Task details =
Count the lines in the records below that contain the word "Write", and reply with only that number.
begin Information given
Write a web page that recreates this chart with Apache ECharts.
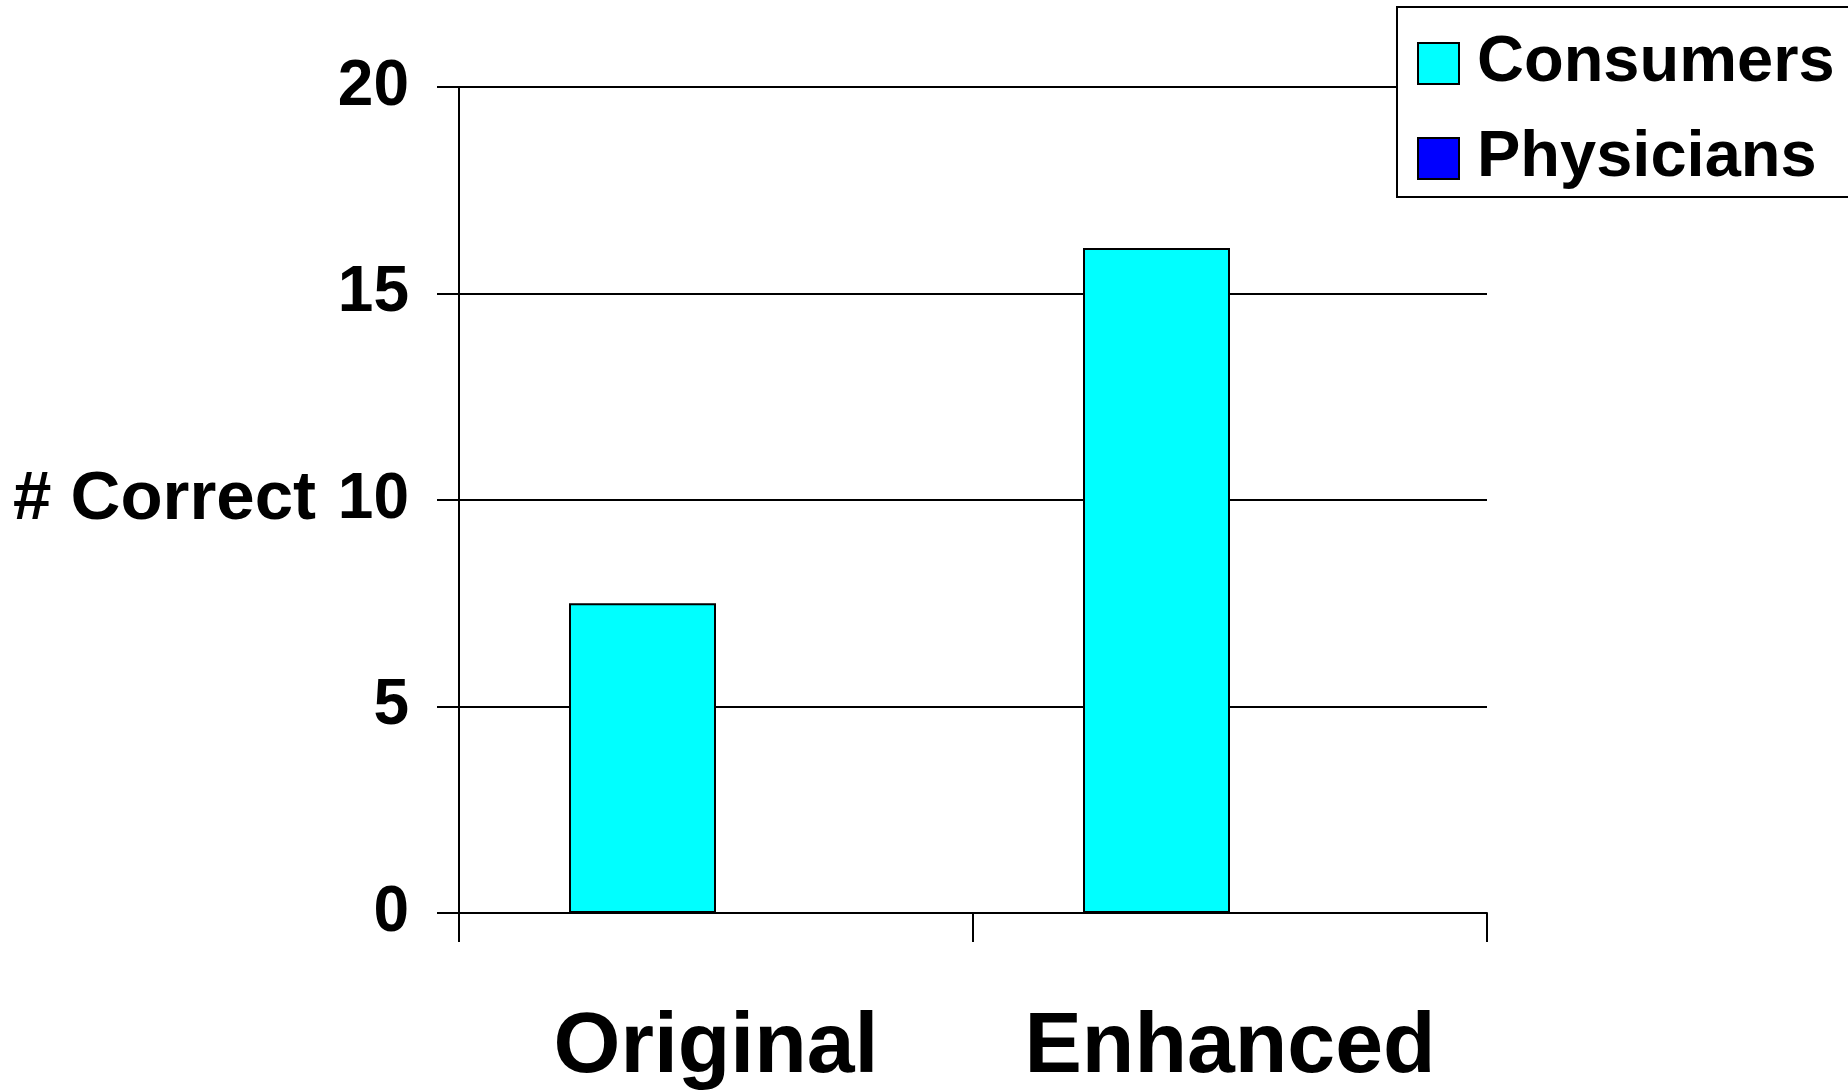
end Information given
begin Information given
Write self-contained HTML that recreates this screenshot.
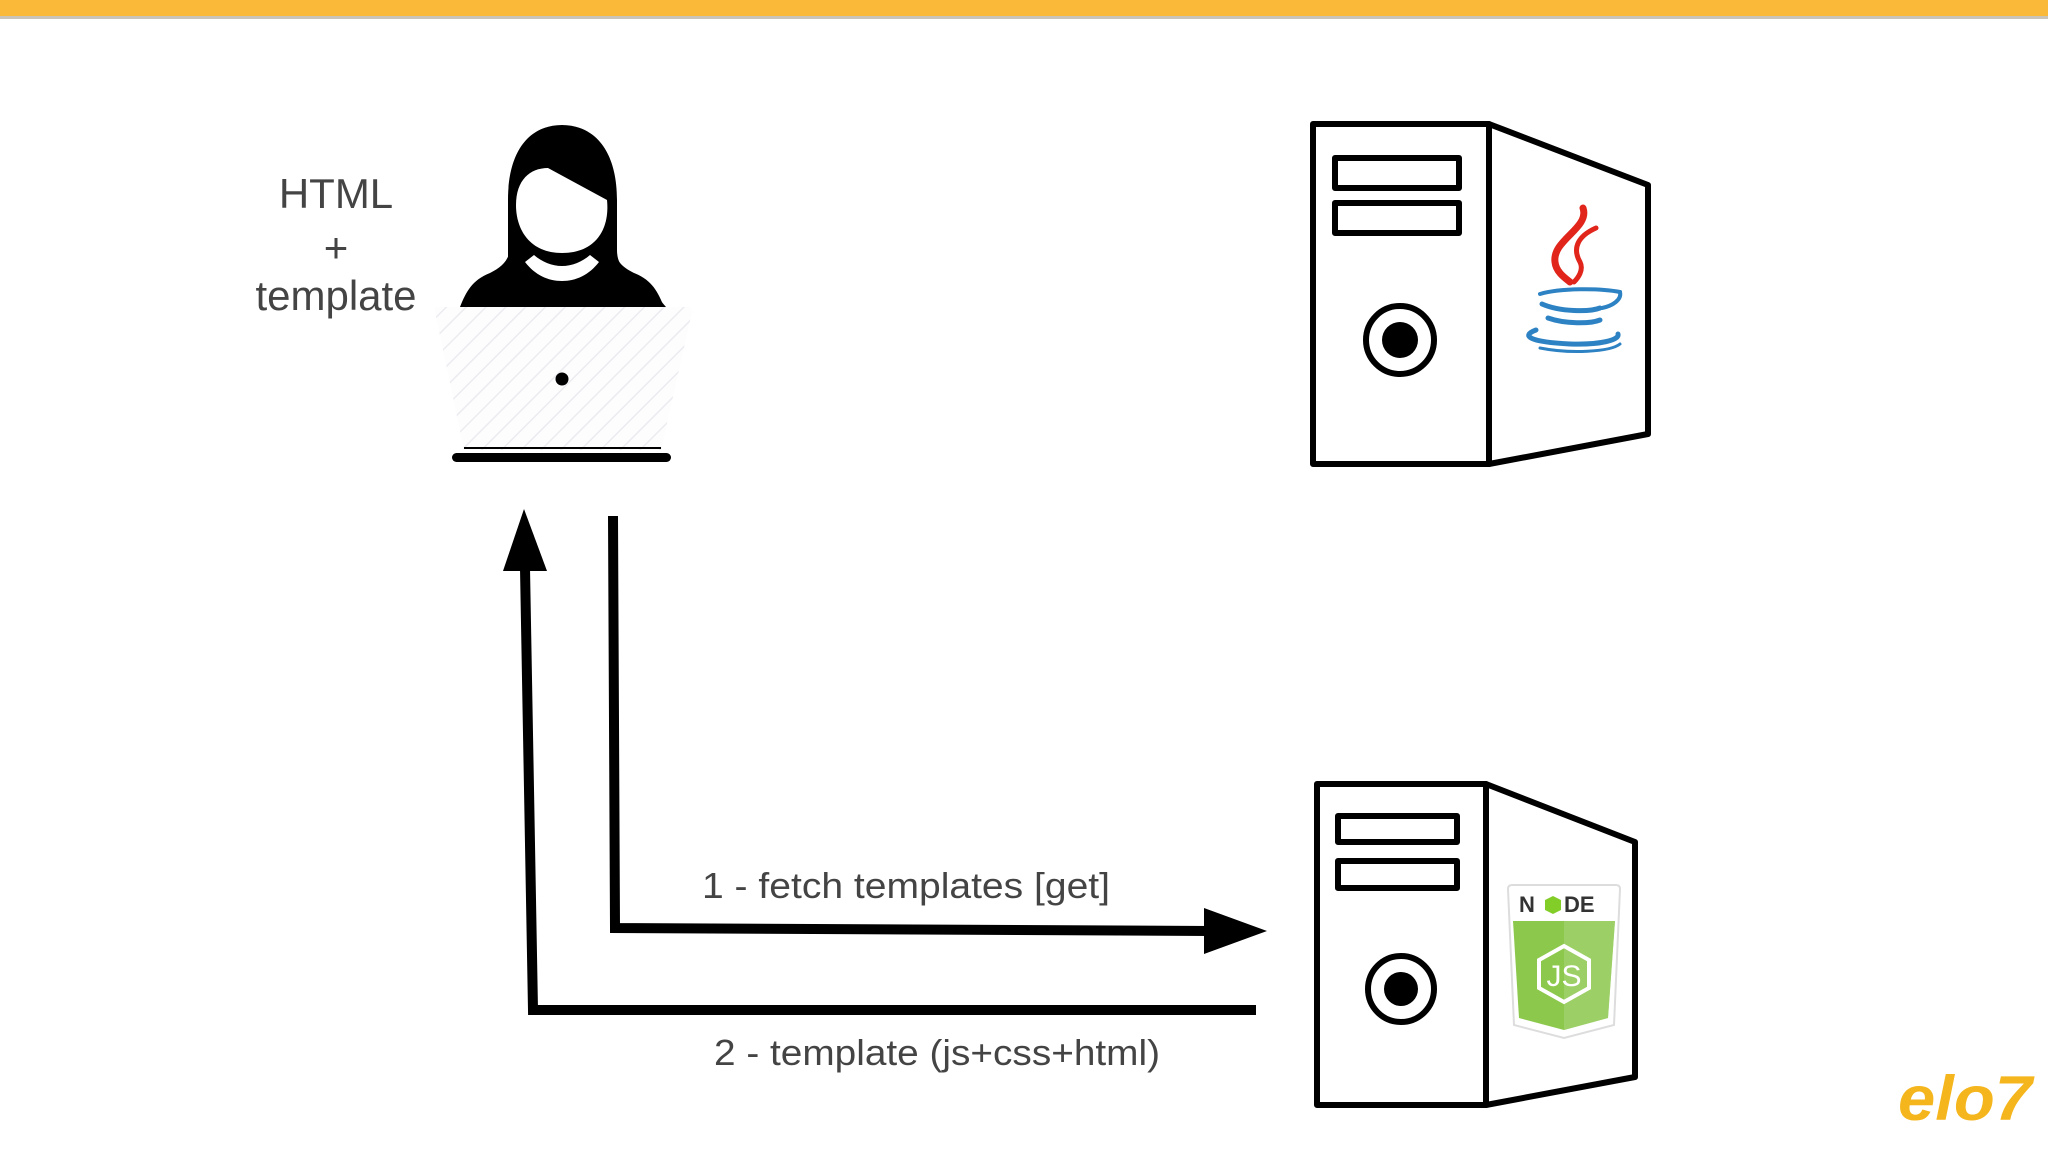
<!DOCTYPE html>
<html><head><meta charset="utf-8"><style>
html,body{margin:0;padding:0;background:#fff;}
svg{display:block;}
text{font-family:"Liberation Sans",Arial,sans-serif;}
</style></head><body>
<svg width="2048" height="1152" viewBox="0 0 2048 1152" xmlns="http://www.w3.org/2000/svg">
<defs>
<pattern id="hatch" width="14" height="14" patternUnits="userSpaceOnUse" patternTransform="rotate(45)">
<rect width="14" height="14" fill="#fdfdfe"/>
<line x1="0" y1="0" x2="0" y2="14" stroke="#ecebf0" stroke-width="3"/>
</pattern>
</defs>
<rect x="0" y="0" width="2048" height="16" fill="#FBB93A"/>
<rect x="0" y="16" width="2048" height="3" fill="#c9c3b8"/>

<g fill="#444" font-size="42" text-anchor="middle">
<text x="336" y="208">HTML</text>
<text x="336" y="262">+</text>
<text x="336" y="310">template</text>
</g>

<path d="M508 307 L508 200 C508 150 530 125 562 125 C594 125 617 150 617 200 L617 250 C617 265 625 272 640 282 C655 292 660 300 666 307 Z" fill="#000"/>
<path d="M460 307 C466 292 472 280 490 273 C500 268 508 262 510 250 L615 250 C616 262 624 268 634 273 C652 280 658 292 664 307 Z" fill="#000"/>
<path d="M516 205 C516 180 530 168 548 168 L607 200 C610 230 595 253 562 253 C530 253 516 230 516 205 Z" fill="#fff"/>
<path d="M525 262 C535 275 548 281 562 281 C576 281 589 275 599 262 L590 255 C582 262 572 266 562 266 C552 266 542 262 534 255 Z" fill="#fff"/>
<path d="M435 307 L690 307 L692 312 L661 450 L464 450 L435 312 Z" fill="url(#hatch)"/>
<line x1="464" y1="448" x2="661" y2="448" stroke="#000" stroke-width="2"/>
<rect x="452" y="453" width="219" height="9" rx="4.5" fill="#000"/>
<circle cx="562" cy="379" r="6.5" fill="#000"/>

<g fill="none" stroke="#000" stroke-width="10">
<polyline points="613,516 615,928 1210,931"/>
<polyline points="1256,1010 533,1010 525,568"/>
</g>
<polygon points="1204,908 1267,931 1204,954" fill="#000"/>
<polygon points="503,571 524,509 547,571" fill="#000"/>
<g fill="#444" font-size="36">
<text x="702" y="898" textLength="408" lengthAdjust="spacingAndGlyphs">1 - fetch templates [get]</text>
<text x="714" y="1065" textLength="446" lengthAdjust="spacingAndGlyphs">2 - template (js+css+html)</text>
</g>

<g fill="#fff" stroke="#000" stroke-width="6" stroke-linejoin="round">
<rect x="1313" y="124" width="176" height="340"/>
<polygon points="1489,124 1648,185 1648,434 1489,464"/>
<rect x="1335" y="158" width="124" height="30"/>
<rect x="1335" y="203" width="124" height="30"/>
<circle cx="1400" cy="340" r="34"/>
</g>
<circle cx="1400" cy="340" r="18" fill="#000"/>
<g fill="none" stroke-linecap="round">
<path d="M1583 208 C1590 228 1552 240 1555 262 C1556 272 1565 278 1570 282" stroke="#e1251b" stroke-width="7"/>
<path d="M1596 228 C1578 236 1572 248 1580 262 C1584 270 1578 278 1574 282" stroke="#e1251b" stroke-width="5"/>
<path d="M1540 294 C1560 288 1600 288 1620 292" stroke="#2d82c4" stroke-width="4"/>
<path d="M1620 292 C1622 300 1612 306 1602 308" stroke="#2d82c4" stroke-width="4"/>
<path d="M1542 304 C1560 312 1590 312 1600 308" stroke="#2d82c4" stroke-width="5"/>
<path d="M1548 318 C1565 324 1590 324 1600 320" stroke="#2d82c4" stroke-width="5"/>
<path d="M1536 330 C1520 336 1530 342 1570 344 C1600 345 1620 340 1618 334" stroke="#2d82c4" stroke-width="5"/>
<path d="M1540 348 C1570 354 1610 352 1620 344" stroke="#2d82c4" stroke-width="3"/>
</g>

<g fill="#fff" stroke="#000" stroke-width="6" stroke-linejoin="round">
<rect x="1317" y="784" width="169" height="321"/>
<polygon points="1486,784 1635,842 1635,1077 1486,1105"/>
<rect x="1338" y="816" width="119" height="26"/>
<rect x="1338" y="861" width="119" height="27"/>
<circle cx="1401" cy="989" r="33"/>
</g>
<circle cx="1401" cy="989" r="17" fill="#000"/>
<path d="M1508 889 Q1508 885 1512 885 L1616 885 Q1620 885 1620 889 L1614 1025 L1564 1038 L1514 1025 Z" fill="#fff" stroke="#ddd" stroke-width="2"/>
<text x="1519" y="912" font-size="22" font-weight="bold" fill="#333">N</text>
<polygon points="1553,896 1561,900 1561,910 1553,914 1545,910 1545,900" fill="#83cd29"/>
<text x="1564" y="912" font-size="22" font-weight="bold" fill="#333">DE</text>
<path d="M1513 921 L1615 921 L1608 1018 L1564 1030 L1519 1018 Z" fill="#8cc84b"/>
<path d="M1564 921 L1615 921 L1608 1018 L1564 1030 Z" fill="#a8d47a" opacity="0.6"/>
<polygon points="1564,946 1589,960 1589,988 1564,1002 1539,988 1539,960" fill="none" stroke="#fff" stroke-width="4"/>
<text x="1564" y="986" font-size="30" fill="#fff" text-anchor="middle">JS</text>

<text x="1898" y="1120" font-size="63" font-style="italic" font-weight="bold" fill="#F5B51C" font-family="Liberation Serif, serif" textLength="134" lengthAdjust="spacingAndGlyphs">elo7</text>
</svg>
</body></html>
end Information given
begin Information given
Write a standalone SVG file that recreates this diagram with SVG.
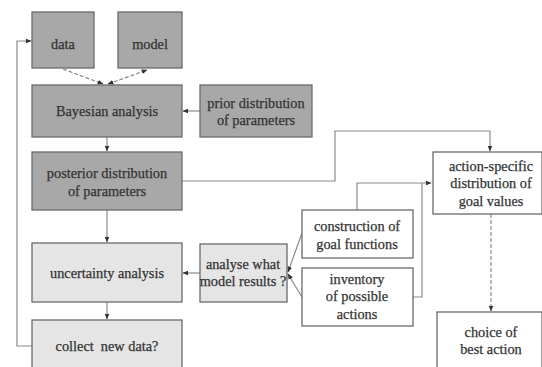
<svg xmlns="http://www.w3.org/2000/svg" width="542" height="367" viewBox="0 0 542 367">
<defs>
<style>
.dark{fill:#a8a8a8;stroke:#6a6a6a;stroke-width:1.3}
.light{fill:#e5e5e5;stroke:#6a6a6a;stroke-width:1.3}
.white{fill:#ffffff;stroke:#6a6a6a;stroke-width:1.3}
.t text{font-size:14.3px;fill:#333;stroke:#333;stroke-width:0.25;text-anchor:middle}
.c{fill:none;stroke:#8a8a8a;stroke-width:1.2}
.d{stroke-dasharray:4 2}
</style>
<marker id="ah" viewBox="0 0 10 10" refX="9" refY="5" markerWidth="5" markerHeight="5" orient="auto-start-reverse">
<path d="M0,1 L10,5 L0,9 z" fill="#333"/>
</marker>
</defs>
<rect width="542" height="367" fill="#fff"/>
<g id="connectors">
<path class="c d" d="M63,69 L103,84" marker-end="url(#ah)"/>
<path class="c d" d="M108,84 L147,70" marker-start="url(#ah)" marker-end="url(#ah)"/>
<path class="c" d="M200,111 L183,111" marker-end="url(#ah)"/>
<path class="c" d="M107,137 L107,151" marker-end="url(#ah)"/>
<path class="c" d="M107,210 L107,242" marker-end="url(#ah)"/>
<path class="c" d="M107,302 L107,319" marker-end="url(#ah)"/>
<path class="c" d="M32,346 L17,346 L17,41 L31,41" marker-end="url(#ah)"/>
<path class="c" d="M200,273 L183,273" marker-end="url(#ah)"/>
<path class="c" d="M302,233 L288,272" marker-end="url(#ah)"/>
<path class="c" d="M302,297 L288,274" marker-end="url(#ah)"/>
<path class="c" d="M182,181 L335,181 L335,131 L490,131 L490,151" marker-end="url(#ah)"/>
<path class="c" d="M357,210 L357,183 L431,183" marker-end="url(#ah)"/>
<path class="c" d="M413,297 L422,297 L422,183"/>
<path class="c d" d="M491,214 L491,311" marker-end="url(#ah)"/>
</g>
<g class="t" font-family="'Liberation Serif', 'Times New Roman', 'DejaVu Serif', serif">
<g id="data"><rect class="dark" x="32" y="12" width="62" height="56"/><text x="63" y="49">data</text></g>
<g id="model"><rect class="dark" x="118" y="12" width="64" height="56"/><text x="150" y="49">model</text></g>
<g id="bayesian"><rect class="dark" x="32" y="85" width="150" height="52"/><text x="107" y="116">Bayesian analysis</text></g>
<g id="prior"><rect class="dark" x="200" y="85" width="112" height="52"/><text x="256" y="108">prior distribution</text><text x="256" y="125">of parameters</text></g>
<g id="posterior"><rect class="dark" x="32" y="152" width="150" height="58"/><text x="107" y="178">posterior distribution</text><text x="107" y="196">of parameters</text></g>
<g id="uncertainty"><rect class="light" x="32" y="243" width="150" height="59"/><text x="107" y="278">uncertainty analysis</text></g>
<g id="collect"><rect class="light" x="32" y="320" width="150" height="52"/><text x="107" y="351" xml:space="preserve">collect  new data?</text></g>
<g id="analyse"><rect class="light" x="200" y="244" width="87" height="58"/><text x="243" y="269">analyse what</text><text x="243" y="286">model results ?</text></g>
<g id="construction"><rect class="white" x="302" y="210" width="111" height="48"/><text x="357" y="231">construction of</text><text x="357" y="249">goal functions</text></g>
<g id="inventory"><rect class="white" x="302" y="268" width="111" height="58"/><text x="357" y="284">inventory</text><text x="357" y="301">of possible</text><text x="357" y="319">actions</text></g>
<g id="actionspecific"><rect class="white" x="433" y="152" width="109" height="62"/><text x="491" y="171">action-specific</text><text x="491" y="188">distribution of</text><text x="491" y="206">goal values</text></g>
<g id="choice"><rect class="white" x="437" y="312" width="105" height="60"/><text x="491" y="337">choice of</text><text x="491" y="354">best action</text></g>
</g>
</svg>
end Information given
Task output =
3